With the goal of fostering manufacturer-laboratory partnerships to “help the U.S. bring technologies to the market faster and gain a competitive advantage in the global economy,” the The U.S. Department of Energy (DOE), in partnership with Lawrence Livermore National Laboratory, announced on August 31 that it awarded nearly $3 million for 13 projects.
DOE’s national laboratories have some of the most significant high-performance computing (HPC) resources available, including some of the fastest supercomputers in the world. There is great potential for the U.S. manufacturing industry to use the power of HPC to solve key challenges, but many manufacturers lack access to supercomputing resources, the agency says.
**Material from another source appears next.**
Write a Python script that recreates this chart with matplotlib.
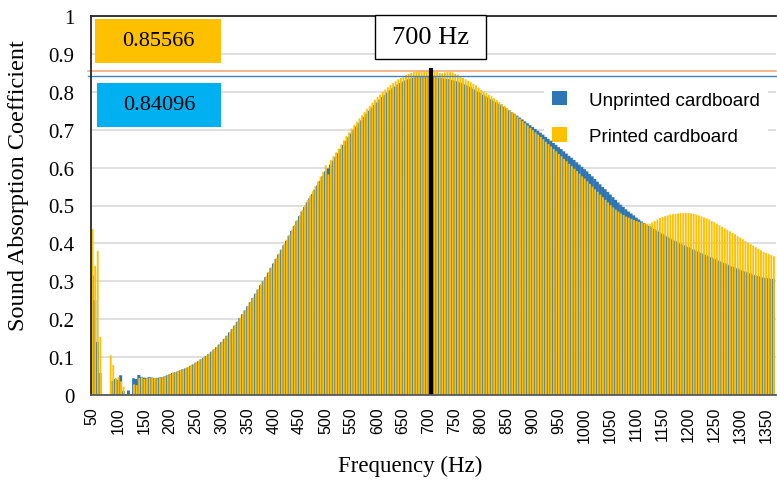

The High Performance Computing for Manufacturing (HPC4Mfg) program, supported by DOE's Advanced Manufacturing Office, unites DOE’s supercomputing capabilities and expertise with American manufacturers to optimize production processes and designs, enhance product quality, predict performance and failure, and speed up design and testing cycles while decreasing energy consumption. Manufacturer-laboratory partnerships leverage expertise in advanced modeling, simulation, and data analysis to accelerate innovation and shorten the time of adoption of new technologies in U.S. manufacturing.
Selected projects will be awarded up to $300,000 in federal funding to cover the costs associated with using the supercomputers and technical expertise provided by the laboratory partners. Industry partners will provide a participant contribution of at least 20% of the DOE funding for the project.
The following projects were selected for awards:
--3M – This project will optimize the design of emissive films on building windows for cooling via modeling of glass bead filled polymers.
--3M – This project will minimize energy consumption of the fiber spinning manufacturing process using computational fluid dynamics (CFD) and machine learning.
--Alliance for Pulp & Paper Technology – This project will help create a fundamental understanding of alkali reactivity with wood components using molecular modeling.
--Arconic, Inc. – This project will study the thermomechanics of micro-pores during the rolling process of aluminum slabs to improve yield.
--GE Global Research Center – This project will extend GE Global Research Center’s TRUCHAS model to large-scale casting simulation of turbine blades.
KeraCel – This project will model a new plan to push energy density in Li batteries with lithium oxide garnet with the goal of lowering the required temperature to reduce porosity in sintering.
--Seurat Technologies – This project will use the ALE3D software to optimize Seurat’s innovative laser energy flux distribution to reduce spatter during laser powder bed fusion.
--SFP Works, LLC – This project will use computational effort to understand phase transformations that occur during the flash heat treating process in order to better control parameters to obtain the desired phase distribution and chemistry.
--Steel Manufacturing Simulation and Visualization Consortium – This project will create a shared database of heat exchange in 140 steel reheat furnaces whose inconsistencies lead to significant energy loss.
--The Dow Chemical Company – This project will model methods to reduce the thermal conductivity of Dow’s insulating foam polyurethane products while using less polymer in products.
--Transient Plasma Systems – This project will build a comprehensive numerical model for use in understanding and optimizing key parameters in electrical pulse generation of plasmas for dilute burn combustion.
--United Technologies Research Center – This project will develop a novel heat treatment scheme that eliminates deleterious phases from the microstructure additively manufactured aerospace components while reducing the annealing time.
--VAST Power Systems, Inc. – This project will optimize gas turbine combustors by developing and validating surrogate models using CFD.